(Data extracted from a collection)

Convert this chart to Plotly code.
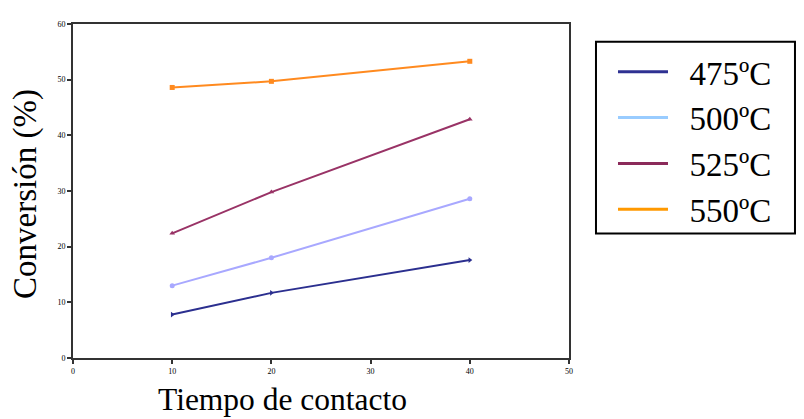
import plotly.graph_objects as go

tiempo = [10, 20, 40]
series_names = ["475ºC", "500ºC", "525ºC", "550ºC"]
conv_475 = [7.8, 11.7, 17.6]
conv_500 = [13.0, 18.0, 28.6]
conv_525 = [22.4, 29.8, 42.9]
conv_550 = [48.6, 49.7, 53.3]
x_ticks = [0, 10, 20, 30, 40, 50]
y_ticks = [0, 10, 20, 30, 40, 50, 60]

line_colors = ["#2b2f8f", "#a8a8ff", "#993366", "#ff8a1f"]
legend_colors = ["#2e3192", "#99ccff", "#8b2a5a", "#ff9900"]
symbols = ["triangle-right", "circle", "triangle-up", "square"]
values = [conv_475, conv_500, conv_525, conv_550]

fig = go.Figure()
for i, (name, vals) in enumerate(zip(series_names, values)):
    fig.add_trace(go.Scatter(
        x=tiempo, y=vals, name=name, mode="lines+markers",
        line=dict(color=line_colors[i], width=2),
        marker=dict(symbol=symbols[i], size=5, color=line_colors[i]),
        showlegend=False,
    ))
for i, name in enumerate(series_names):
    fig.add_trace(go.Scatter(
        x=[None], y=[None], name="\u00a0\u00a0" + name, mode="lines",
        line=dict(color=legend_colors[i], width=3),
        legendgroup=name, showlegend=True,
    ))

fig.update_layout(
    width=804, height=419,
    paper_bgcolor="white", plot_bgcolor="white",
    margin=dict(l=65, r=243, t=12, b=69),
    font=dict(family="Liberation Serif", color="black"),
    showlegend=True,
    legend=dict(
        x=1.0887, y=0.941, xanchor="left", yanchor="top",
        borderwidth=0, bgcolor="rgba(0,0,0,0)",
        font=dict(family="Liberation Serif", size=33, color="black"),
        traceorder="grouped", tracegroupgap=0,
        itemwidth=50,
    ),
    shapes=[
        dict(type="rect", xref="paper", yref="paper",
             x0=1.0544, x1=1.4556, y0=0.3728, y1=0.9467,
             line=dict(color="black", width=2), fillcolor="rgba(0,0,0,0)",
             layer="below"),
    ],
    xaxis=dict(
        range=[0, 50], tickvals=x_ticks, ticktext=[str(v) for v in x_ticks],
        showgrid=False, zeroline=False, showline=True, linecolor="#333",
        linewidth=2, mirror=True, ticks="outside", ticklen=4, tickwidth=1.5,
        tickcolor="#333", tickfont=dict(size=8, family="Liberation Serif", color="black"),
    ),
    yaxis=dict(
        range=[0, 60], tickvals=y_ticks, ticktext=[str(v) for v in y_ticks],
        showgrid=False, zeroline=False, showline=True, linecolor="#333",
        linewidth=2, mirror=True, ticks="outside", ticklen=4, tickwidth=1.5,
        tickcolor="#333", tickfont=dict(size=8, family="Liberation Serif", color="black"),
    ),
    annotations=[
        dict(text="Tiempo de contacto", xref="paper", yref="paper",
             x=0.423, y=-0.124, xanchor="center", yanchor="middle",
             showarrow=False, font=dict(size=31.5, family="Liberation Serif")),
        dict(text="Conversión (%)", xref="paper", yref="paper",
             x=-0.0968, y=0.491, xanchor="center", yanchor="middle",
             textangle=-90, showarrow=False,
             font=dict(size=33, family="Liberation Serif")),
    ],
)

fig.write_html("out.html")
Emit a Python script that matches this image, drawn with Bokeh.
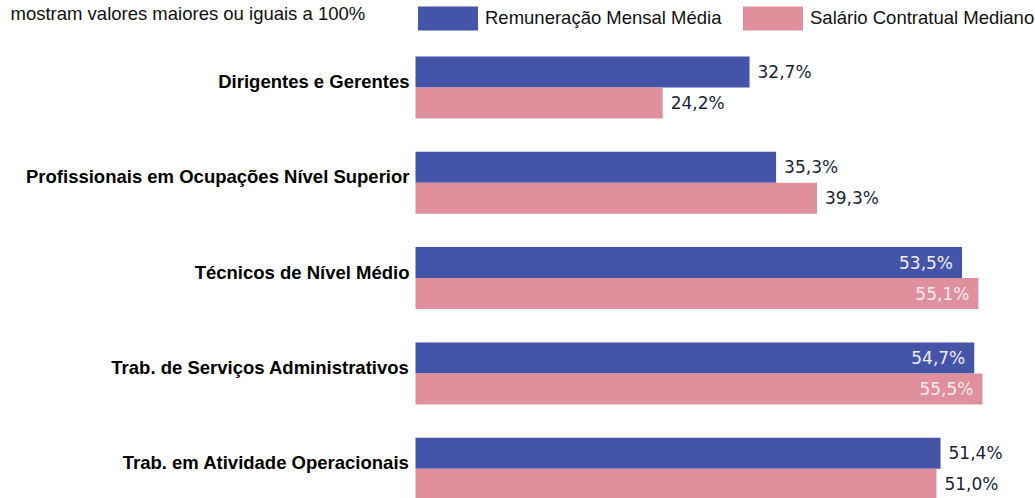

- [Work to be completed]:
Please quote the lines of the material, beginning with the first and ending with the one that contains "values = [conv_475, conv_500, conv_525, conv_550]", exactly as written and without any pictures.

- [Exercise result]:
Convert this chart to Plotly code.
import plotly.graph_objects as go

tiempo = [10, 20, 40]
series_names = ["475ºC", "500ºC", "525ºC", "550ºC"]
conv_475 = [7.8, 11.7, 17.6]
conv_500 = [13.0, 18.0, 28.6]
conv_525 = [22.4, 29.8, 42.9]
conv_550 = [48.6, 49.7, 53.3]
x_ticks = [0, 10, 20, 30, 40, 50]
y_ticks = [0, 10, 20, 30, 40, 50, 60]

line_colors = ["#2b2f8f", "#a8a8ff", "#993366", "#ff8a1f"]
legend_colors = ["#2e3192", "#99ccff", "#8b2a5a", "#ff9900"]
symbols = ["triangle-right", "circle", "triangle-up", "square"]
values = [conv_475, conv_500, conv_525, conv_550]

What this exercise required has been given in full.